## SUPPLIED INFORMATION
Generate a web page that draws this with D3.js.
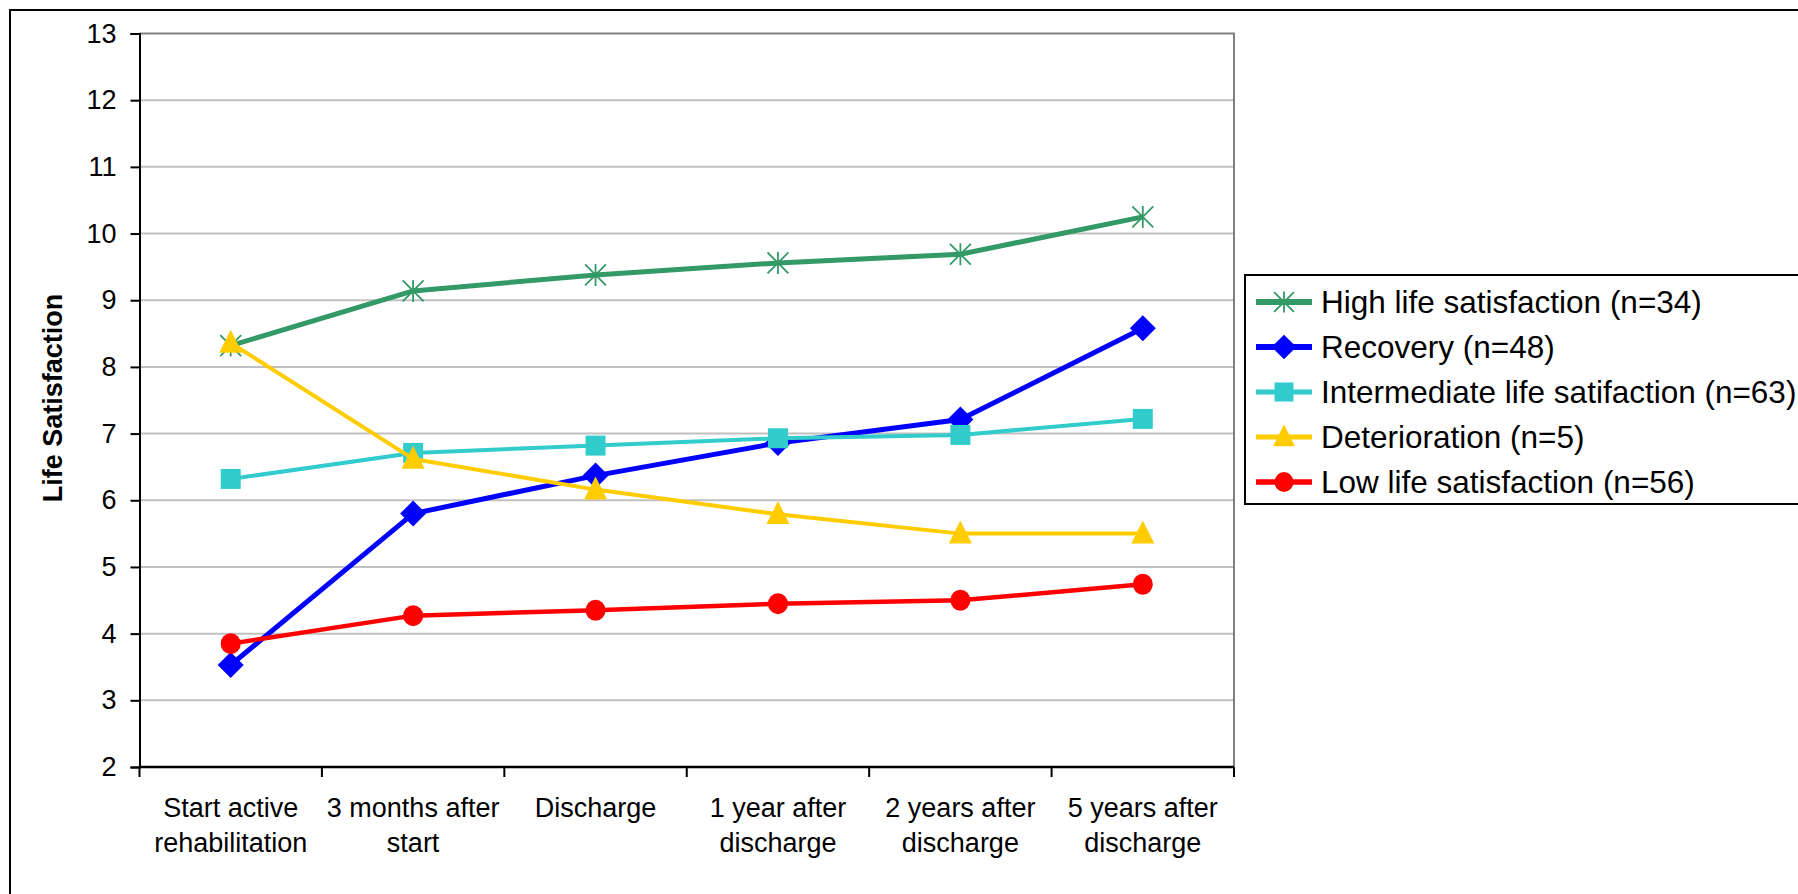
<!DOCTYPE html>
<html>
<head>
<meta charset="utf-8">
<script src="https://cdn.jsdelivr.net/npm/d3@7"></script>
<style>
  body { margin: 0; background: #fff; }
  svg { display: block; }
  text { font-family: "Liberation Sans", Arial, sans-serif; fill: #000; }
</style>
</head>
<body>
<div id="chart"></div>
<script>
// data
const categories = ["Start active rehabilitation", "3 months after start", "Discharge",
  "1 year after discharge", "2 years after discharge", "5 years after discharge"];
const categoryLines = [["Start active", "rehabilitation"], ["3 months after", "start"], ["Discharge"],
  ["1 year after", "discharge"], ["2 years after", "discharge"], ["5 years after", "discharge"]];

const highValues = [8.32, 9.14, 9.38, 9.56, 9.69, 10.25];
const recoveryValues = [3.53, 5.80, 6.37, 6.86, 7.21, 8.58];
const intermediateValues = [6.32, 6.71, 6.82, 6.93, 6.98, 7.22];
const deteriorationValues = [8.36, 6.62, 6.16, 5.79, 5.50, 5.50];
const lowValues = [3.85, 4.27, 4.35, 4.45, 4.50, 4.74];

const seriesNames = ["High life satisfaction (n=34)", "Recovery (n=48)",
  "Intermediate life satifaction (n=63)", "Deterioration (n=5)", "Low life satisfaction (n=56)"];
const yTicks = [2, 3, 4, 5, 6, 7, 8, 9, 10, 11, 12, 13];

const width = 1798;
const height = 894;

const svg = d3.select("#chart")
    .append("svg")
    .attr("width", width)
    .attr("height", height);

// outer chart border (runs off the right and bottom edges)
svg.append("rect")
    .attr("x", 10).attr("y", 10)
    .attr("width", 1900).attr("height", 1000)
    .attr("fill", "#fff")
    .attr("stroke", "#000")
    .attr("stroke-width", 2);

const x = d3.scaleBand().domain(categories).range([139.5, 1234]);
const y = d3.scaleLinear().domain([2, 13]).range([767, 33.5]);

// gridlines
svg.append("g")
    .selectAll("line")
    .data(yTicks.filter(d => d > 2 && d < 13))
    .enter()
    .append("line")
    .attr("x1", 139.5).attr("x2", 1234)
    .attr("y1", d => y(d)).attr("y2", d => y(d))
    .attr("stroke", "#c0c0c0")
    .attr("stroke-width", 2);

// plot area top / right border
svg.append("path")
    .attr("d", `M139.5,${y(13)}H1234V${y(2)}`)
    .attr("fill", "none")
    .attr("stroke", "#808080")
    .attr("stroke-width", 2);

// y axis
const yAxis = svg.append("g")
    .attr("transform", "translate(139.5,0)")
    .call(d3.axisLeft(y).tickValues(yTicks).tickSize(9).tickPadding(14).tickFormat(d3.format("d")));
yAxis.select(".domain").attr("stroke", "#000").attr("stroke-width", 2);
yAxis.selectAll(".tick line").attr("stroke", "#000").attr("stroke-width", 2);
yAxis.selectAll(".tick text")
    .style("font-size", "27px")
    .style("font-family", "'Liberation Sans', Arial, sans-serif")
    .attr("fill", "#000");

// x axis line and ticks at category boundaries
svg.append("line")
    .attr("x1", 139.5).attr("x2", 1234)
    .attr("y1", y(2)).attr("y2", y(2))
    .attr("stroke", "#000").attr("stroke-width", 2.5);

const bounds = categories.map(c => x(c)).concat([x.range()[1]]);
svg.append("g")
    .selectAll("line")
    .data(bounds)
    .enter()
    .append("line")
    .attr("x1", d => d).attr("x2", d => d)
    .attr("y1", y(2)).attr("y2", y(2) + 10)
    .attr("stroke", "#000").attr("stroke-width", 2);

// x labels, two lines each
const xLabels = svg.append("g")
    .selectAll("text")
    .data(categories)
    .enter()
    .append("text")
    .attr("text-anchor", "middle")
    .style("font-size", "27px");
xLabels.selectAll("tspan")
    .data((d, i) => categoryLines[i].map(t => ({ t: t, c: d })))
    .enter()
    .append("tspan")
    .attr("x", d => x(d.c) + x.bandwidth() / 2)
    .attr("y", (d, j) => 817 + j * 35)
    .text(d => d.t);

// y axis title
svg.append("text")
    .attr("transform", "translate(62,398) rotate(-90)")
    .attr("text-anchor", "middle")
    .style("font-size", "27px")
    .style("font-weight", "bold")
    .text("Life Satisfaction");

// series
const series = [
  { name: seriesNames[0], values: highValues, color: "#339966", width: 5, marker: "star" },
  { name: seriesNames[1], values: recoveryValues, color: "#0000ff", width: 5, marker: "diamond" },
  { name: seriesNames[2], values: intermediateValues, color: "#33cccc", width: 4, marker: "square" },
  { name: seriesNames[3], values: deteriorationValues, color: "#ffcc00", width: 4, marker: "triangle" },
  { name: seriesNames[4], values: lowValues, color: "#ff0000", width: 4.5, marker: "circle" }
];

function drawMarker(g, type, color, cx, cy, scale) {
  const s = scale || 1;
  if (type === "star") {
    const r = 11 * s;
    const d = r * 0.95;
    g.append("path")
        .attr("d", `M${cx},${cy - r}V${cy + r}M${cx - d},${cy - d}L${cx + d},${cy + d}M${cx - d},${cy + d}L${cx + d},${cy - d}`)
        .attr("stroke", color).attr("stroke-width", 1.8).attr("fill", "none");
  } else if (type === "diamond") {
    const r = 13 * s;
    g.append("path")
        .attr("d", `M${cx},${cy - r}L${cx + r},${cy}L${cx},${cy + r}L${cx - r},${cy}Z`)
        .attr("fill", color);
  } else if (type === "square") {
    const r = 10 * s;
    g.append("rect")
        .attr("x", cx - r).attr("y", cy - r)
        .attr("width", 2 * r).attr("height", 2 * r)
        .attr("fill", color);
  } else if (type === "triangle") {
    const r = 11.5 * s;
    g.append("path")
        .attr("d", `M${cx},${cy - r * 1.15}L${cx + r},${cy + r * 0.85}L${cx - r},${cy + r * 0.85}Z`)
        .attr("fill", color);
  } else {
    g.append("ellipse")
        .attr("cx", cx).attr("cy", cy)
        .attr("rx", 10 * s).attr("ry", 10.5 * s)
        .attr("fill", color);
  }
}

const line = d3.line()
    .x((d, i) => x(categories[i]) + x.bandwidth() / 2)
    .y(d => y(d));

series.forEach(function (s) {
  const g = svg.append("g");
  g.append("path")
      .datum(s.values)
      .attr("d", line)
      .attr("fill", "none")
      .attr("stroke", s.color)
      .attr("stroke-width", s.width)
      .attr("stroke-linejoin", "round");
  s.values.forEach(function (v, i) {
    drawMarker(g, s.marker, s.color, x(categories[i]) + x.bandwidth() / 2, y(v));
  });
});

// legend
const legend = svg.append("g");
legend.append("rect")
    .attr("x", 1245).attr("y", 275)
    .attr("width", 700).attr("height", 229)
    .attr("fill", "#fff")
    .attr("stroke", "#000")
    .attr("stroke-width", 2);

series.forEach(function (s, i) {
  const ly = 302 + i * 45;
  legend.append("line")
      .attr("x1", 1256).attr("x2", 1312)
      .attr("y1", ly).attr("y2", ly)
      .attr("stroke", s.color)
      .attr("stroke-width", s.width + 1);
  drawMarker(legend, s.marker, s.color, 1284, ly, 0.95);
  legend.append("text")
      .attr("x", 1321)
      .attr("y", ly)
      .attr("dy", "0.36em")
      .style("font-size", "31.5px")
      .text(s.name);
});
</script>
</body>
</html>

## GIVEN TASK
Give back every line exactly as it stands, pictures excluded.

## ANSWER TO THE EXERCISE
Generate a web page that draws this with D3.js.
<!DOCTYPE html>
<html>
<head>
<meta charset="utf-8">
<script src="https://cdn.jsdelivr.net/npm/d3@7"></script>
<style>
  body { margin: 0; background: #fff; }
  svg { display: block; }
  text { font-family: "Liberation Sans", Arial, sans-serif; fill: #000; }
</style>
</head>
<body>
<div id="chart"></div>
<script>
// data
const categories = ["Start active rehabilitation", "3 months after start", "Discharge",
  "1 year after discharge", "2 years after discharge", "5 years after discharge"];
const categoryLines = [["Start active", "rehabilitation"], ["3 months after", "start"], ["Discharge"],
  ["1 year after", "discharge"], ["2 years after", "discharge"], ["5 years after", "discharge"]];

const highValues = [8.32, 9.14, 9.38, 9.56, 9.69, 10.25];
const recoveryValues = [3.53, 5.80, 6.37, 6.86, 7.21, 8.58];
const intermediateValues = [6.32, 6.71, 6.82, 6.93, 6.98, 7.22];
const deteriorationValues = [8.36, 6.62, 6.16, 5.79, 5.50, 5.50];
const lowValues = [3.85, 4.27, 4.35, 4.45, 4.50, 4.74];

const seriesNames = ["High life satisfaction (n=34)", "Recovery (n=48)",
  "Intermediate life satifaction (n=63)", "Deterioration (n=5)", "Low life satisfaction (n=56)"];
const yTicks = [2, 3, 4, 5, 6, 7, 8, 9, 10, 11, 12, 13];

const width = 1798;
const height = 894;

const svg = d3.select("#chart")
    .append("svg")
    .attr("width", width)
    .attr("height", height);

// outer chart border (runs off the right and bottom edges)
svg.append("rect")
    .attr("x", 10).attr("y", 10)
    .attr("width", 1900).attr("height", 1000)
    .attr("fill", "#fff")
    .attr("stroke", "#000")
    .attr("stroke-width", 2);

const x = d3.scaleBand().domain(categories).range([139.5, 1234]);
const y = d3.scaleLinear().domain([2, 13]).range([767, 33.5]);

// gridlines
svg.append("g")
    .selectAll("line")
    .data(yTicks.filter(d => d > 2 && d < 13))
    .enter()
    .append("line")
    .attr("x1", 139.5).attr("x2", 1234)
    .attr("y1", d => y(d)).attr("y2", d => y(d))
    .attr("stroke", "#c0c0c0")
    .attr("stroke-width", 2);

// plot area top / right border
svg.append("path")
    .attr("d", `M139.5,${y(13)}H1234V${y(2)}`)
    .attr("fill", "none")
    .attr("stroke", "#808080")
    .attr("stroke-width", 2);

// y axis
const yAxis = svg.append("g")
    .attr("transform", "translate(139.5,0)")
    .call(d3.axisLeft(y).tickValues(yTicks).tickSize(9).tickPadding(14).tickFormat(d3.format("d")));
yAxis.select(".domain").attr("stroke", "#000").attr("stroke-width", 2);
yAxis.selectAll(".tick line").attr("stroke", "#000").attr("stroke-width", 2);
yAxis.selectAll(".tick text")
    .style("font-size", "27px")
    .style("font-family", "'Liberation Sans', Arial, sans-serif")
    .attr("fill", "#000");

// x axis line and ticks at category boundaries
svg.append("line")
    .attr("x1", 139.5).attr("x2", 1234)
    .attr("y1", y(2)).attr("y2", y(2))
    .attr("stroke", "#000").attr("stroke-width", 2.5);

const bounds = categories.map(c => x(c)).concat([x.range()[1]]);
svg.append("g")
    .selectAll("line")
    .data(bounds)
    .enter()
    .append("line")
    .attr("x1", d => d).attr("x2", d => d)
    .attr("y1", y(2)).attr("y2", y(2) + 10)
    .attr("stroke", "#000").attr("stroke-width", 2);

// x labels, two lines each
const xLabels = svg.append("g")
    .selectAll("text")
    .data(categories)
    .enter()
    .append("text")
    .attr("text-anchor", "middle")
    .style("font-size", "27px");
xLabels.selectAll("tspan")
    .data((d, i) => categoryLines[i].map(t => ({ t: t, c: d })))
    .enter()
    .append("tspan")
    .attr("x", d => x(d.c) + x.bandwidth() / 2)
    .attr("y", (d, j) => 817 + j * 35)
    .text(d => d.t);

// y axis title
svg.append("text")
    .attr("transform", "translate(62,398) rotate(-90)")
    .attr("text-anchor", "middle")
    .style("font-size", "27px")
    .style("font-weight", "bold")
    .text("Life Satisfaction");

// series
const series = [
  { name: seriesNames[0], values: highValues, color: "#339966", width: 5, marker: "star" },
  { name: seriesNames[1], values: recoveryValues, color: "#0000ff", width: 5, marker: "diamond" },
  { name: seriesNames[2], values: intermediateValues, color: "#33cccc", width: 4, marker: "square" },
  { name: seriesNames[3], values: deteriorationValues, color: "#ffcc00", width: 4, marker: "triangle" },
  { name: seriesNames[4], values: lowValues, color: "#ff0000", width: 4.5, marker: "circle" }
];

function drawMarker(g, type, color, cx, cy, scale) {
  const s = scale || 1;
  if (type === "star") {
    const r = 11 * s;
    const d = r * 0.95;
    g.append("path")
        .attr("d", `M${cx},${cy - r}V${cy + r}M${cx - d},${cy - d}L${cx + d},${cy + d}M${cx - d},${cy + d}L${cx + d},${cy - d}`)
        .attr("stroke", color).attr("stroke-width", 1.8).attr("fill", "none");
  } else if (type === "diamond") {
    const r = 13 * s;
    g.append("path")
        .attr("d", `M${cx},${cy - r}L${cx + r},${cy}L${cx},${cy + r}L${cx - r},${cy}Z`)
        .attr("fill", color);
  } else if (type === "square") {
    const r = 10 * s;
    g.append("rect")
        .attr("x", cx - r).attr("y", cy - r)
        .attr("width", 2 * r).attr("height", 2 * r)
        .attr("fill", color);
  } else if (type === "triangle") {
    const r = 11.5 * s;
    g.append("path")
        .attr("d", `M${cx},${cy - r * 1.15}L${cx + r},${cy + r * 0.85}L${cx - r},${cy + r * 0.85}Z`)
        .attr("fill", color);
  } else {
    g.append("ellipse")
        .attr("cx", cx).attr("cy", cy)
        .attr("rx", 10 * s).attr("ry", 10.5 * s)
        .attr("fill", color);
  }
}

const line = d3.line()
    .x((d, i) => x(categories[i]) + x.bandwidth() / 2)
    .y(d => y(d));

series.forEach(function (s) {
  const g = svg.append("g");
  g.append("path")
      .datum(s.values)
      .attr("d", line)
      .attr("fill", "none")
      .attr("stroke", s.color)
      .attr("stroke-width", s.width)
      .attr("stroke-linejoin", "round");
  s.values.forEach(function (v, i) {
    drawMarker(g, s.marker, s.color, x(categories[i]) + x.bandwidth() / 2, y(v));
  });
});

// legend
const legend = svg.append("g");
legend.append("rect")
    .attr("x", 1245).attr("y", 275)
    .attr("width", 700).attr("height", 229)
    .attr("fill", "#fff")
    .attr("stroke", "#000")
    .attr("stroke-width", 2);

series.forEach(function (s, i) {
  const ly = 302 + i * 45;
  legend.append("line")
      .attr("x1", 1256).attr("x2", 1312)
      .attr("y1", ly).attr("y2", ly)
      .attr("stroke", s.color)
      .attr("stroke-width", s.width + 1);
  drawMarker(legend, s.marker, s.color, 1284, ly, 0.95);
  legend.append("text")
      .attr("x", 1321)
      .attr("y", ly)
      .attr("dy", "0.36em")
      .style("font-size", "31.5px")
      .text(s.name);
});
</script>
</body>
</html>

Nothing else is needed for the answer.